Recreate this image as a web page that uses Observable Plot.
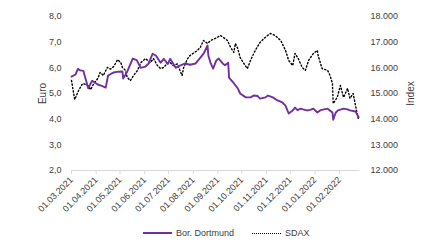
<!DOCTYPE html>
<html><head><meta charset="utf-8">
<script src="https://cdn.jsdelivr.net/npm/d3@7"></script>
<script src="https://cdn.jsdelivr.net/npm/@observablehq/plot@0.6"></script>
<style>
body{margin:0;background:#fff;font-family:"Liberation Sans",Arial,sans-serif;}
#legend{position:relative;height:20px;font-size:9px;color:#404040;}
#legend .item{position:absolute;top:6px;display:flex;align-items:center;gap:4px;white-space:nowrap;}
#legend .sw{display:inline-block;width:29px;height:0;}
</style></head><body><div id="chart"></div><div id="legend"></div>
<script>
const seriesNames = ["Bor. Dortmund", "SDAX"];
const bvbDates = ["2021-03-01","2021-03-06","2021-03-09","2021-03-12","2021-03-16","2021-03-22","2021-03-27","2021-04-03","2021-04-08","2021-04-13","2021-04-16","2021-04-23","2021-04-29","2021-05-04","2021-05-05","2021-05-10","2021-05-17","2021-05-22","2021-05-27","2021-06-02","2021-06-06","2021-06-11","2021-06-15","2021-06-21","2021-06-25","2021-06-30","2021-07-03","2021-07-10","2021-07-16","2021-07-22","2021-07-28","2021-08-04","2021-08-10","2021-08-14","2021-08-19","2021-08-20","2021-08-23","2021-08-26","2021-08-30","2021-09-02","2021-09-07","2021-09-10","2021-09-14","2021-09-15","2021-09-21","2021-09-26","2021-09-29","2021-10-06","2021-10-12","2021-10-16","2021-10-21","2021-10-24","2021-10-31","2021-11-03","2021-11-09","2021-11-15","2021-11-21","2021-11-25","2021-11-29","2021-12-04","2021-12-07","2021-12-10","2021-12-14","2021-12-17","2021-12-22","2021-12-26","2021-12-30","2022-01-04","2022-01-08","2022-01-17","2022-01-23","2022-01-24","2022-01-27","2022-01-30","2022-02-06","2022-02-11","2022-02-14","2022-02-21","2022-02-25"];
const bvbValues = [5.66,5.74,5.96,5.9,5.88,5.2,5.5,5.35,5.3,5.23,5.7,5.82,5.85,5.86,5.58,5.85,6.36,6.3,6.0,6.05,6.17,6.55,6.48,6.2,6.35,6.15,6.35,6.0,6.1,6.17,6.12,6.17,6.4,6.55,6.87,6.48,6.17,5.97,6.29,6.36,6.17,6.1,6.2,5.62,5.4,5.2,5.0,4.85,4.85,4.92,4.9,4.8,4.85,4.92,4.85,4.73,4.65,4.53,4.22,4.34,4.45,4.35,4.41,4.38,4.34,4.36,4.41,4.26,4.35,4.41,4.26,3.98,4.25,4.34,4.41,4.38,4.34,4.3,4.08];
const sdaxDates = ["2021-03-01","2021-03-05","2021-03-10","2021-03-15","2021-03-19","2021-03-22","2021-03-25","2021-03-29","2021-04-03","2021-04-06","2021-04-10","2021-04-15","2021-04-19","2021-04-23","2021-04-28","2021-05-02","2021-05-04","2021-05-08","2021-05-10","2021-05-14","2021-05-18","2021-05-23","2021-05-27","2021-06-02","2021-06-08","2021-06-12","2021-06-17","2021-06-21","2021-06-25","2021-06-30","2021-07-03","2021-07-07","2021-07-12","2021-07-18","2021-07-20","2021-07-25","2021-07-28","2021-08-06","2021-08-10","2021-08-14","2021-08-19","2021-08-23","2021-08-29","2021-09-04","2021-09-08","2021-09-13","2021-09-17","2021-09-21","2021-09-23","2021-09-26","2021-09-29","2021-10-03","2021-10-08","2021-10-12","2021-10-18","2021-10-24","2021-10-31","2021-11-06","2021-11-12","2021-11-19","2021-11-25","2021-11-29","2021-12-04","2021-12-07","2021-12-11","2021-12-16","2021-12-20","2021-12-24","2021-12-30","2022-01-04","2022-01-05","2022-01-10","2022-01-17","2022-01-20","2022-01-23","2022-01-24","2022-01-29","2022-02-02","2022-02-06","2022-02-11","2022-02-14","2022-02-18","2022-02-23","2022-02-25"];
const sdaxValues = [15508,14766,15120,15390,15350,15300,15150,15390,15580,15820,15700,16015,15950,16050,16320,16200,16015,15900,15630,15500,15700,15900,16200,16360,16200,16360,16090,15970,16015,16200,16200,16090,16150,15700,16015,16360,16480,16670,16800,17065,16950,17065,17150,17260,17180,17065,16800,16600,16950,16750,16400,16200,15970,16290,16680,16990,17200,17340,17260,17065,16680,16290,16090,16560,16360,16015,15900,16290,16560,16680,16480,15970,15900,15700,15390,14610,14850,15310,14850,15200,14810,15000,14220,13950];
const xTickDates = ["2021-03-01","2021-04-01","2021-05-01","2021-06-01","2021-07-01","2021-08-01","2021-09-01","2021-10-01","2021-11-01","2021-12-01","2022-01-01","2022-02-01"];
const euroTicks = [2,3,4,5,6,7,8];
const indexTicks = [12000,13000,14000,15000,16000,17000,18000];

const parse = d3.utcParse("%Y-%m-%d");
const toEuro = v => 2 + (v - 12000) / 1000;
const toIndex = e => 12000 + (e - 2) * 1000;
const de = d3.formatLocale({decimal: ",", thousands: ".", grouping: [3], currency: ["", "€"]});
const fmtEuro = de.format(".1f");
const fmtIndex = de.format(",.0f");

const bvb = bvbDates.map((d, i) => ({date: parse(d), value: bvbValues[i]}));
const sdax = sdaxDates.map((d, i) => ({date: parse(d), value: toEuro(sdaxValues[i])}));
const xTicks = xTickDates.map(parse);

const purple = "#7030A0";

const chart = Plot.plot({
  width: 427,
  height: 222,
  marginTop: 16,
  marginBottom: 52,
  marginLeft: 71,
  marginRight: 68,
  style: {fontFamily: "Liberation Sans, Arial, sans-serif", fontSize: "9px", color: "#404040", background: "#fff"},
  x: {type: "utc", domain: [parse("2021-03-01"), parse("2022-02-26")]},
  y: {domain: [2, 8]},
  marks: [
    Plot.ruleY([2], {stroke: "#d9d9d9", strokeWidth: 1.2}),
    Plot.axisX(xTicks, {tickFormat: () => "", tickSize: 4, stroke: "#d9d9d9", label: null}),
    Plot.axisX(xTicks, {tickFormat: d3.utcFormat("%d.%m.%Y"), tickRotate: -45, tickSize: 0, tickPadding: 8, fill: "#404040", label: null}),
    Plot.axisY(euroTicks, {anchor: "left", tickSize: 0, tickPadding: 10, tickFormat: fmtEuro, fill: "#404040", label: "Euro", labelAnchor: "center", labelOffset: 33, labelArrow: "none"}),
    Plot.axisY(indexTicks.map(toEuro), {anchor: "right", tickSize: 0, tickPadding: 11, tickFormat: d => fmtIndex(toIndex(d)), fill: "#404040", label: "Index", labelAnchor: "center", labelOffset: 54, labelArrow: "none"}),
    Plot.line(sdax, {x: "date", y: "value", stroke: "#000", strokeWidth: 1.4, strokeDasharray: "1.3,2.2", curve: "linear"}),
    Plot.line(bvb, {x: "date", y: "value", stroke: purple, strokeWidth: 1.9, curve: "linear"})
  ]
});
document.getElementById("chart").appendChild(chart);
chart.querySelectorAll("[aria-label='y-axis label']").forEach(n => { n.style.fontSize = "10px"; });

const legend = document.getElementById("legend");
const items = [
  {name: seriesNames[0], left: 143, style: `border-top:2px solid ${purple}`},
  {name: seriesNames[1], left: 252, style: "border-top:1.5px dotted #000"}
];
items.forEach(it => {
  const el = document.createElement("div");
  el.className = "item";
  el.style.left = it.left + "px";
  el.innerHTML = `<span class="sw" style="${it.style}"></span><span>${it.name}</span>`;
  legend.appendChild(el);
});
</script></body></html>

● **INSTRUCTION**
Quote the material exactly. Pictures stay out.

● **SOLUTION FOR THIS PROBLEM**
Recreate this image as a web page that uses Observable Plot.
<!DOCTYPE html>
<html><head><meta charset="utf-8">
<script src="https://cdn.jsdelivr.net/npm/d3@7"></script>
<script src="https://cdn.jsdelivr.net/npm/@observablehq/plot@0.6"></script>
<style>
body{margin:0;background:#fff;font-family:"Liberation Sans",Arial,sans-serif;}
#legend{position:relative;height:20px;font-size:9px;color:#404040;}
#legend .item{position:absolute;top:6px;display:flex;align-items:center;gap:4px;white-space:nowrap;}
#legend .sw{display:inline-block;width:29px;height:0;}
</style></head><body><div id="chart"></div><div id="legend"></div>
<script>
const seriesNames = ["Bor. Dortmund", "SDAX"];
const bvbDates = ["2021-03-01","2021-03-06","2021-03-09","2021-03-12","2021-03-16","2021-03-22","2021-03-27","2021-04-03","2021-04-08","2021-04-13","2021-04-16","2021-04-23","2021-04-29","2021-05-04","2021-05-05","2021-05-10","2021-05-17","2021-05-22","2021-05-27","2021-06-02","2021-06-06","2021-06-11","2021-06-15","2021-06-21","2021-06-25","2021-06-30","2021-07-03","2021-07-10","2021-07-16","2021-07-22","2021-07-28","2021-08-04","2021-08-10","2021-08-14","2021-08-19","2021-08-20","2021-08-23","2021-08-26","2021-08-30","2021-09-02","2021-09-07","2021-09-10","2021-09-14","2021-09-15","2021-09-21","2021-09-26","2021-09-29","2021-10-06","2021-10-12","2021-10-16","2021-10-21","2021-10-24","2021-10-31","2021-11-03","2021-11-09","2021-11-15","2021-11-21","2021-11-25","2021-11-29","2021-12-04","2021-12-07","2021-12-10","2021-12-14","2021-12-17","2021-12-22","2021-12-26","2021-12-30","2022-01-04","2022-01-08","2022-01-17","2022-01-23","2022-01-24","2022-01-27","2022-01-30","2022-02-06","2022-02-11","2022-02-14","2022-02-21","2022-02-25"];
const bvbValues = [5.66,5.74,5.96,5.9,5.88,5.2,5.5,5.35,5.3,5.23,5.7,5.82,5.85,5.86,5.58,5.85,6.36,6.3,6.0,6.05,6.17,6.55,6.48,6.2,6.35,6.15,6.35,6.0,6.1,6.17,6.12,6.17,6.4,6.55,6.87,6.48,6.17,5.97,6.29,6.36,6.17,6.1,6.2,5.62,5.4,5.2,5.0,4.85,4.85,4.92,4.9,4.8,4.85,4.92,4.85,4.73,4.65,4.53,4.22,4.34,4.45,4.35,4.41,4.38,4.34,4.36,4.41,4.26,4.35,4.41,4.26,3.98,4.25,4.34,4.41,4.38,4.34,4.3,4.08];
const sdaxDates = ["2021-03-01","2021-03-05","2021-03-10","2021-03-15","2021-03-19","2021-03-22","2021-03-25","2021-03-29","2021-04-03","2021-04-06","2021-04-10","2021-04-15","2021-04-19","2021-04-23","2021-04-28","2021-05-02","2021-05-04","2021-05-08","2021-05-10","2021-05-14","2021-05-18","2021-05-23","2021-05-27","2021-06-02","2021-06-08","2021-06-12","2021-06-17","2021-06-21","2021-06-25","2021-06-30","2021-07-03","2021-07-07","2021-07-12","2021-07-18","2021-07-20","2021-07-25","2021-07-28","2021-08-06","2021-08-10","2021-08-14","2021-08-19","2021-08-23","2021-08-29","2021-09-04","2021-09-08","2021-09-13","2021-09-17","2021-09-21","2021-09-23","2021-09-26","2021-09-29","2021-10-03","2021-10-08","2021-10-12","2021-10-18","2021-10-24","2021-10-31","2021-11-06","2021-11-12","2021-11-19","2021-11-25","2021-11-29","2021-12-04","2021-12-07","2021-12-11","2021-12-16","2021-12-20","2021-12-24","2021-12-30","2022-01-04","2022-01-05","2022-01-10","2022-01-17","2022-01-20","2022-01-23","2022-01-24","2022-01-29","2022-02-02","2022-02-06","2022-02-11","2022-02-14","2022-02-18","2022-02-23","2022-02-25"];
const sdaxValues = [15508,14766,15120,15390,15350,15300,15150,15390,15580,15820,15700,16015,15950,16050,16320,16200,16015,15900,15630,15500,15700,15900,16200,16360,16200,16360,16090,15970,16015,16200,16200,16090,16150,15700,16015,16360,16480,16670,16800,17065,16950,17065,17150,17260,17180,17065,16800,16600,16950,16750,16400,16200,15970,16290,16680,16990,17200,17340,17260,17065,16680,16290,16090,16560,16360,16015,15900,16290,16560,16680,16480,15970,15900,15700,15390,14610,14850,15310,14850,15200,14810,15000,14220,13950];
const xTickDates = ["2021-03-01","2021-04-01","2021-05-01","2021-06-01","2021-07-01","2021-08-01","2021-09-01","2021-10-01","2021-11-01","2021-12-01","2022-01-01","2022-02-01"];
const euroTicks = [2,3,4,5,6,7,8];
const indexTicks = [12000,13000,14000,15000,16000,17000,18000];

const parse = d3.utcParse("%Y-%m-%d");
const toEuro = v => 2 + (v - 12000) / 1000;
const toIndex = e => 12000 + (e - 2) * 1000;
const de = d3.formatLocale({decimal: ",", thousands: ".", grouping: [3], currency: ["", "€"]});
const fmtEuro = de.format(".1f");
const fmtIndex = de.format(",.0f");

const bvb = bvbDates.map((d, i) => ({date: parse(d), value: bvbValues[i]}));
const sdax = sdaxDates.map((d, i) => ({date: parse(d), value: toEuro(sdaxValues[i])}));
const xTicks = xTickDates.map(parse);

const purple = "#7030A0";

const chart = Plot.plot({
  width: 427,
  height: 222,
  marginTop: 16,
  marginBottom: 52,
  marginLeft: 71,
  marginRight: 68,
  style: {fontFamily: "Liberation Sans, Arial, sans-serif", fontSize: "9px", color: "#404040", background: "#fff"},
  x: {type: "utc", domain: [parse("2021-03-01"), parse("2022-02-26")]},
  y: {domain: [2, 8]},
  marks: [
    Plot.ruleY([2], {stroke: "#d9d9d9", strokeWidth: 1.2}),
    Plot.axisX(xTicks, {tickFormat: () => "", tickSize: 4, stroke: "#d9d9d9", label: null}),
    Plot.axisX(xTicks, {tickFormat: d3.utcFormat("%d.%m.%Y"), tickRotate: -45, tickSize: 0, tickPadding: 8, fill: "#404040", label: null}),
    Plot.axisY(euroTicks, {anchor: "left", tickSize: 0, tickPadding: 10, tickFormat: fmtEuro, fill: "#404040", label: "Euro", labelAnchor: "center", labelOffset: 33, labelArrow: "none"}),
    Plot.axisY(indexTicks.map(toEuro), {anchor: "right", tickSize: 0, tickPadding: 11, tickFormat: d => fmtIndex(toIndex(d)), fill: "#404040", label: "Index", labelAnchor: "center", labelOffset: 54, labelArrow: "none"}),
    Plot.line(sdax, {x: "date", y: "value", stroke: "#000", strokeWidth: 1.4, strokeDasharray: "1.3,2.2", curve: "linear"}),
    Plot.line(bvb, {x: "date", y: "value", stroke: purple, strokeWidth: 1.9, curve: "linear"})
  ]
});
document.getElementById("chart").appendChild(chart);
chart.querySelectorAll("[aria-label='y-axis label']").forEach(n => { n.style.fontSize = "10px"; });

const legend = document.getElementById("legend");
const items = [
  {name: seriesNames[0], left: 143, style: `border-top:2px solid ${purple}`},
  {name: seriesNames[1], left: 252, style: "border-top:1.5px dotted #000"}
];
items.forEach(it => {
  const el = document.createElement("div");
  el.className = "item";
  el.style.left = it.left + "px";
  el.innerHTML = `<span class="sw" style="${it.style}"></span><span>${it.name}</span>`;
  legend.appendChild(el);
});
</script></body></html>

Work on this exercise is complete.